Records with drawing code
* * * * *
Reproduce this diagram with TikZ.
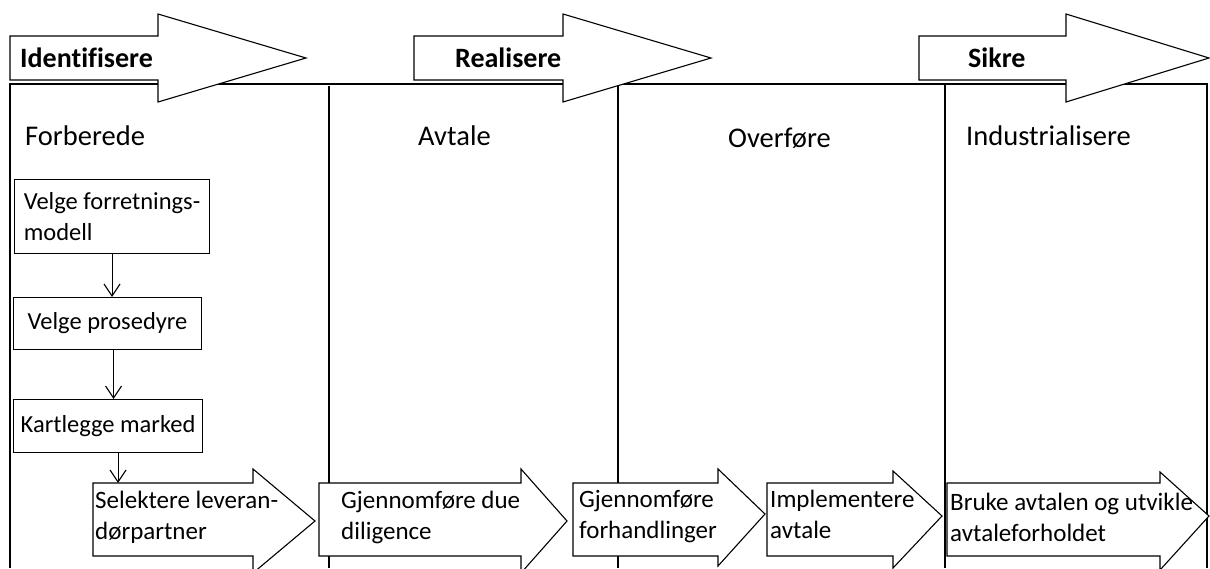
\documentclass[tikz,border=0pt]{standalone}
\usepackage{fontspec}
\setmainfont[Ligatures=NoCommon]{Carlito}
\usetikzlibrary{arrows.meta}

\begin{document}
\begin{tikzpicture}[x=1pt,y=-1pt]

  \clip (0,0) rectangle (1210,568);

  % node styles
  \tikzstyle{Box}=[
  anchor=north west,
  line width=1.1pt,
  align=left,
  inner sep=0pt,
  font=\fontsize{24.5}{31}\selectfont,
  shape=rectangle,draw]

  \tikzstyle{Phase}=[anchor=base west,inner sep=0pt,font=\fontsize{28.5}{34}\selectfont]
  \tikzstyle{Stage}=[anchor=base west,inner sep=0pt,font=\fontsize{28}{34}\selectfont\bfseries]
  \tikzstyle{StepText}=[anchor=base west,inner sep=0pt,align=left,font=\fontsize{25}{31}\selectfont]
  \tikzstyle{Outline}=[line width=1.1pt,fill=white]
  \tikzstyle{Flow}=[line width=1.1pt,-{Straight Barb[length=12pt,width=16pt]}]

  % frame and columns
  \draw[line width=1.1pt] (10,568) -- (10,84) -- (1207,84) -- (1207,568);
  \draw[line width=1.1pt] (329,86) -- (329,568);
  \draw[line width=1.1pt] (618,84) -- (618,568);
  \draw[line width=1.1pt] (945,84) -- (945,568);

  % top arrows
  \draw[Outline] (10,36) -- (158,36) -- (158,14) -- (306,58) -- (158,102) -- (158,80) -- (10,80) -- cycle;
  \draw[Outline] (414,36) -- (563,36) -- (563,14) -- (711,58) -- (563,102) -- (563,80) -- (414,80) -- cycle;
  \draw[Outline] (919,36) -- (1066,36) -- (1066,14) -- (1209,58) -- (1066,102) -- (1066,80) -- (919,80) -- cycle;

  \node[Stage] (T1) at (20,67) {Identifisere};
  \node[Stage] (T2) at (455,67) {Realisere};
  \node[Stage] (T3) at (968,67) {Sikre};

  % column titles
  \node[Phase] (P1) at (25,145) {Forberede};
  \node[Phase] (P2) at (418,145) {Avtale};
  \node[Phase] (P3) at (728,147) {Overføre};
  \node[Phase] (P4) at (966,145) {Industrialisere};

  % boxes
  \node[Box,minimum width=195,minimum height=74] (B1) at (14,179) {Velge forretnings-\\modell};
  \node[Box,minimum width=188,minimum height=52] (B2) at (13,297) {Velge prosedyre};
  \node[Box,minimum width=189,minimum height=53] (B3) at (13,399) {Kartlegge marked};

  % bottom arrows
  \draw[Outline] (93,483) -- (253,483) -- (253,469) -- (315,521) -- (253,573) -- (253,556) -- (93,556) -- cycle;
  \draw[Outline] (319,483) -- (521,483) -- (521,469) -- (567,521) -- (521,573) -- (521,556) -- (319,556) -- cycle;
  \draw[Outline] (573,483) -- (718,483) -- (718,469) -- (765,514) -- (718,566) -- (718,556) -- (573,556) -- cycle;
  \draw[Outline] (767,483) -- (893,483) -- (893,471) -- (942,516) -- (893,568) -- (893,556) -- (767,556) -- cycle;
  \draw[Outline] (947,483) -- (1160,483) -- (1160,472) -- (1209,516) -- (1160,570) -- (1160,556) -- (947,556) -- cycle;
  \coordinate (A1top) at (93,483);

  \node[StepText] (A1) at (95,539) {Selektere leveran-\\dørpartner};
  \node[StepText] (A2) at (341,539) {Gjennomføre due\\diligence};
  \node[StepText] (A3) at (579,538) {Gjennomføre\\forhandlinger};
  \node[StepText] (A4) at (770,538) {Implementere\\avtale};
  \node[StepText] (A5) at (950,541) {Bruke avtalen og utvikle\\avtaleforholdet};

  % flow
  \draw[Flow] (B1.south) -- (B1.south |- B2.north);
  \draw[Flow] ([xshift=6pt]B2.south) -- ([xshift=6pt]B2.south |- B3.north);
  \draw[Flow] ([xshift=10pt]B3.south) -- ([xshift=10pt]B3.south |- A1top);

\end{tikzpicture}
\end{document}
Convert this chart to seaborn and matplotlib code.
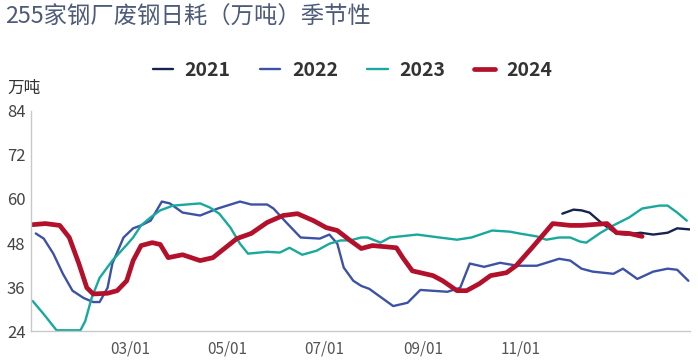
import matplotlib
matplotlib.use("Agg")
import matplotlib.pyplot as plt
import seaborn as sns
import pandas as pd

# ---- data (x = days since 01/01 of the season year) ----
years = ["2021", "2022", "2023", "2024"]

d2021 = [330, 337, 342, 347, 355, 364, 370, 379, 387, 396, 402, 410]
v2021 = [56.0, 57.1, 56.9, 56.3, 53.3, 50.6, 50.3, 50.8, 50.3, 50.8, 52.0, 51.7]

d2022 = [0, 5, 11, 17, 23, 30, 36, 40, 45, 48, 55, 61, 66, 72, 79, 84, 92, 103,
         114, 128, 135, 145, 149, 157, 166, 178, 184, 189, 193, 199, 204, 209,
         224, 233, 241, 258, 266, 272, 281, 291, 302, 314, 328, 335, 342, 349,
         362, 368, 377, 387, 396, 402, 409]
v2022 = [50.6, 49.2, 45.1, 39.6, 35.0, 33.0, 31.9, 31.9, 35.8, 42.4, 49.5, 52.0,
         52.8, 54.1, 59.3, 58.8, 56.3, 55.5, 57.4, 59.3, 58.5, 58.5, 57.4, 53.6,
         49.5, 49.2, 50.3, 47.8, 41.3, 37.7, 36.3, 35.5, 30.8, 31.7, 35.2, 34.7,
         35.8, 42.4, 41.5, 42.6, 41.8, 41.8, 43.7, 43.2, 41.0, 40.2, 39.6, 41.0,
         38.2, 40.2, 41.0, 40.7, 37.7]

d2023 = [-2, 5, 13, 28, 31, 35, 40, 48, 57, 61, 66, 72, 78, 86, 103, 109, 115,
         122, 128, 133, 145, 153, 159, 167, 176, 184, 191, 197, 204, 208, 216,
         222, 239, 253, 264, 273, 286, 297, 303, 314, 320, 328, 335, 341, 345,
         354, 362, 372, 380, 391, 396, 402, 408]
v2023 = [32.2, 28.6, 24.2, 24.2, 26.7, 33.0, 38.5, 43.2, 47.5, 49.5, 52.8, 55.0,
         56.9, 58.2, 58.8, 57.7, 56.0, 52.2, 47.8, 45.1, 45.6, 45.4, 46.7, 44.8,
         45.9, 47.8, 48.7, 48.7, 49.5, 49.5, 48.1, 49.5, 50.3, 49.5, 48.9, 49.5,
         51.4, 51.1, 50.6, 49.8, 48.9, 49.5, 49.5, 48.4, 48.1, 50.8, 52.8, 55.0,
         57.4, 58.2, 58.2, 56.3, 54.1]

d2024 = [-2, 6, 15, 21, 27, 32, 36, 45, 51, 57, 61, 66, 73, 78, 83, 92, 103,
         111, 126, 135, 145, 155, 164, 174, 182, 189, 197, 204, 211, 226, 230,
         236, 249, 255, 264, 270, 278, 285, 295, 301, 311, 324, 335, 342, 358,
         364, 372, 380]
v2024 = [53.0, 53.3, 52.8, 49.5, 42.4, 35.8, 34.1, 34.3, 35.0, 37.7, 43.2, 47.3,
         48.1, 47.6, 44.0, 44.8, 43.2, 44.0, 49.2, 50.6, 53.6, 55.5, 56.0, 54.1,
         52.2, 51.4, 48.7, 46.5, 47.3, 46.7, 44.0, 40.4, 39.1, 37.7, 35.0, 35.0,
         36.9, 39.1, 39.9, 41.8, 46.7, 53.3, 52.8, 52.8, 53.3, 50.8, 50.6, 49.8]

tick_days = [59, 120, 181, 243, 304]
tick_labels = ["03/01", "05/01", "07/01", "09/01", "11/01"]
y_ticks = [24, 36, 48, 60, 72, 84]

colors = {"2021": "#16234f", "2022": "#3d52a6", "2023": "#17a99b", "2024": "#b3102b"}
widths = {"2021": 1.7, "2022": 1.7, "2023": 1.7, "2024": 3.4}

series = {"2021": (d2021, v2021), "2022": (d2022, v2022),
          "2023": (d2023, v2023), "2024": (d2024, v2024)}
df = pd.concat([pd.DataFrame({"day": d, "value": v, "year": y})
                for y, (d, v) in series.items()], ignore_index=True)

sns.set_theme(style="white")
plt.rcParams["font.family"] = ["Noto Sans CJK SC", "DejaVu Sans"]

fig = plt.figure(figsize=(6.98, 3.62), dpi=100)
ax = fig.add_axes([0.0444, 0.0856, 0.9441, 0.6078])

for y in years:
    sns.lineplot(data=df[df["year"] == y], x="day", y="value", ax=ax,
                 color=colors[y], linewidth=widths[y], label=y,
                 estimator=None, sort=False, legend=False)

ax.set_xlim(-3, 410)
ax.set_ylim(24, 84)
ax.set_xticks(tick_days)
ax.set_xticklabels(tick_labels)
ax.set_yticks(y_ticks)
ax.set_xlabel("")
ax.set_ylabel("")
for s in ["top", "right"]:
    ax.spines[s].set_visible(False)
for s in ["left", "bottom"]:
    ax.spines[s].set_color("#c8c8c8")
    ax.spines[s].set_linewidth(1.0)
ax.tick_params(axis="x", direction="in", length=8, width=1, color="#c8c8c8",
               labelsize=11, labelcolor="#555555", pad=7)
ax.tick_params(axis="y", direction="in", length=4, width=1, color="#c8c8c8",
               labelsize=12, labelcolor="#444444", pad=4)
ax.grid(False)

handles = [plt.Line2D([], [], color=colors[y], linewidth=widths[y]) for y in years]
fig.legend(handles, years, loc="center", bbox_to_anchor=(0.505, 0.805), ncol=4,
           frameon=False, handlelength=1.05, columnspacing=1.5, handletextpad=0.6,
           prop={"weight": "bold", "size": 14}, labelcolor="#333333")

fig.text(0.007, 0.953, "255家钢厂废钢日耗（万吨）季节性", fontsize=16.8,
         color="#4d5b78", va="center", ha="left")
fig.text(0.01, 0.757, "万吨", fontsize=12, color="#333333", va="center", ha="left")

fig.savefig("out.png", dpi=100)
* * * * *
Exactly as they stand, quote the lines beginning with the one that contains "Convert this chart" and ending with the one that contains "50.8, 52.0, 51.7]", with no pictures.

Convert this chart to seaborn and matplotlib code.
import matplotlib
matplotlib.use("Agg")
import matplotlib.pyplot as plt
import seaborn as sns
import pandas as pd

# ---- data (x = days since 01/01 of the season year) ----
years = ["2021", "2022", "2023", "2024"]

d2021 = [330, 337, 342, 347, 355, 364, 370, 379, 387, 396, 402, 410]
v2021 = [56.0, 57.1, 56.9, 56.3, 53.3, 50.6, 50.3, 50.8, 50.3, 50.8, 52.0, 51.7]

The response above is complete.